Section 738 of the Revised Statutes declares that “when any defendant in a suit in equity, to enforce any legal or equitable lien or claim against real or personal property within the district where the suit is brought, is not an inhabitant of nor found within the said district, and does not voluntarily appear thereto, it shall be lawful for the court to make an order directing such absent defendant to appear, plead, answer, or demur to the complainant's bill, at a certain day, to be therein designated;” and the statute then proceeds that the court may direct service of this order by publication, or by actual personal service on the party. But this section does not authorize the issuance of the process, either of summons or subpœna in chancery, to be served beyond the limits of the jurisdiction of the court. And the present case derives no aid from it if it did, because this is not a suit to enforce any legal or equitable lien or claim against real or personal property. These very exceptions, however, to the general rule of law, that the process of a court does not extend beyond its territorial limits, and to the statute, which requires that no suit shall be brought against any person in any other district than that of which he is an inhabitant or found at the time of serving the writ, go themselves to prove the strength and extent of the rule of limitation.
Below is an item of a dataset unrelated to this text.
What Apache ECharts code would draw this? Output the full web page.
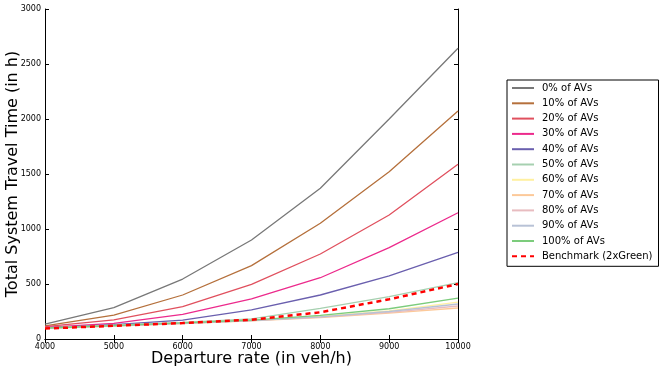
<!DOCTYPE html>
<html><head><meta charset="utf-8">
<script src="https://cdn.jsdelivr.net/npm/echarts@6/dist/echarts.min.js"></script>
<style>html,body{margin:0;padding:0;background:#fff}#c{width:665px;height:373px}</style>
</head><body><div id="c"></div>
<script>
const departureRates = [4000, 5000, 6000, 7000, 8000, 9000, 10000];
const seriesNames = ['0% of AVs','10% of AVs','20% of AVs','30% of AVs','40% of AVs','50% of AVs','60% of AVs','70% of AVs','80% of AVs','90% of AVs','100% of AVs','Benchmark (2xGreen)'];
const av0   = [135, 285, 545, 900, 1370, 2000, 2643];
const av10  = [120, 218, 400, 667, 1052, 1521, 2073];
const av20  = [112, 173, 294, 497, 773, 1127, 1588];
const av30  = [106, 142, 224, 364, 557, 830, 1148];
const av40  = [102, 130, 172, 264, 400, 573, 788];
const av50  = [100, 125, 152, 182, 279, 385, 512];
const av60  = [98, 120, 144, 170, 205, 255, 335];
const av70  = [96, 118, 140, 165, 195, 235, 282];
const av80  = [97, 119, 142, 167, 198, 242, 300];
const av90  = [98, 120, 143, 168, 202, 250, 318];
const av100 = [100, 122, 146, 172, 215, 275, 372];
const benchmark = [95, 120, 145, 175, 243, 361, 500];
const yTicks = [0, 500, 1000, 1500, 2000, 2500, 3000];

const allData = [av0, av10, av20, av30, av40, av50, av60, av70, av80, av90, av100, benchmark];
const colors = ['#787878','#b5703c','#e0505e','#ec2a8c','#6a5fae','#a6d0b0','#fff0a0','#fcc999','#e8bcc0','#b8c2d6','#7ccc7c','#ff0000'];

const series = allData.map((d, i) => ({
  name: seriesNames[i],
  type: 'line',
  symbol: 'none',
  showSymbol: false,
  xAxisIndex: 0, yAxisIndex: 0,
  z: i === 11 ? 10 : 2,
  lineStyle: { color: colors[i], width: i === 11 ? 2.5 : 1.3, type: i === 11 ? [5, 4] : 'solid' },
  itemStyle: { color: colors[i] },
  data: departureRates.map((x, k) => [x, d[k]])
}));

const chart = echarts.init(document.getElementById('c'), null, { renderer: 'canvas' });
const axisLine = { show: true, lineStyle: { color: '#000', width: 1 } };
chart.setOption({
  animation: false,
  backgroundColor: '#fff',
  grid: { left: 45, top: 9, right: 207, bottom: 34, containLabel: false, outerBoundsMode: 'none' },
  xAxis: [{
    type: 'value', min: 4000, max: 10000, interval: 1000,
    name: 'Departure rate (in veh/h)', nameLocation: 'middle', nameGap: 12, nameMoveOverlap: false,
    nameTextStyle: { fontSize: 16, color: '#000', fontFamily: 'DejaVu Sans', verticalAlign: 'top' },
    axisLine: axisLine,
    axisTick: { inside: true, length: 4, lineStyle: { color: '#000' } },
    axisLabel: { fontSize: 8, color: '#000', fontFamily: 'DejaVu Sans', margin: 4, formatter: v => String(v) },
    splitLine: { show: false }
  }, {
    type: 'value', min: 4000, max: 10000, interval: 1000, position: 'top',
    axisLine: axisLine,
    axisTick: { inside: true, length: 4, lineStyle: { color: '#000' } },
    axisLabel: { show: false }, splitLine: { show: false }
  }],
  yAxis: [{
    type: 'value', min: 0, max: 3000, interval: 500,
    name: 'Total System Travel Time (in h)', nameLocation: 'middle', nameGap: 24, nameMoveOverlap: false,
    nameTextStyle: { fontSize: 16, color: '#000', fontFamily: 'DejaVu Sans' },
    axisLine: axisLine,
    axisTick: { inside: true, length: 4, lineStyle: { color: '#000' } },
    axisLabel: { fontSize: 8, color: '#000', fontFamily: 'DejaVu Sans', margin: 4,
      formatter: v => yTicks.includes(v) ? String(v) : '' },
    splitLine: { show: false }
  }, {
    type: 'value', min: 0, max: 3000, interval: 500, position: 'right',
    axisLine: axisLine,
    axisTick: { inside: true, length: 4, lineStyle: { color: '#000' } },
    axisLabel: { show: false }, splitLine: { show: false }
  }],
  legend: {
    orient: 'vertical', left: 507, top: 80,
    data: seriesNames,
    borderColor: '#000', borderWidth: 1, borderRadius: 0,
    padding: [2, 6, 4, 4],
    itemWidth: 22, itemHeight: 12, itemGap: 3.3,
    itemStyle: { opacity: 0 },
    textStyle: { fontSize: 10, color: '#000', fontFamily: 'DejaVu Sans', lineHeight: 12, padding: [0, 0, 0, 3] }
  },
  series: series
});
</script></body></html>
We are of opinion, therefore, that there is no law which permits a subpœna in chancery to issue on the present bill, to whoever it may be directed, to be served upon a party who is neither an inhabitant of the state of Missouri, nor found within the district in which the suit is pending.

As regards the subpœnas served on solicitors and attorneys 775 of persons before the court in the former suit, the course of procedure in such cases has been well settled by the former practice of the court; and that is that, before such service can be of any validity, an application to the court must be made setting forth the circumstances which render such a service on the attorney or solicitor proper, and the order obtained from the court directing that service be made, and that such service, when made, shall answer as a substitute for actual service on the party so represented by the attorney.

The motion, therefore, to vacate the service of process in all these cases is granted.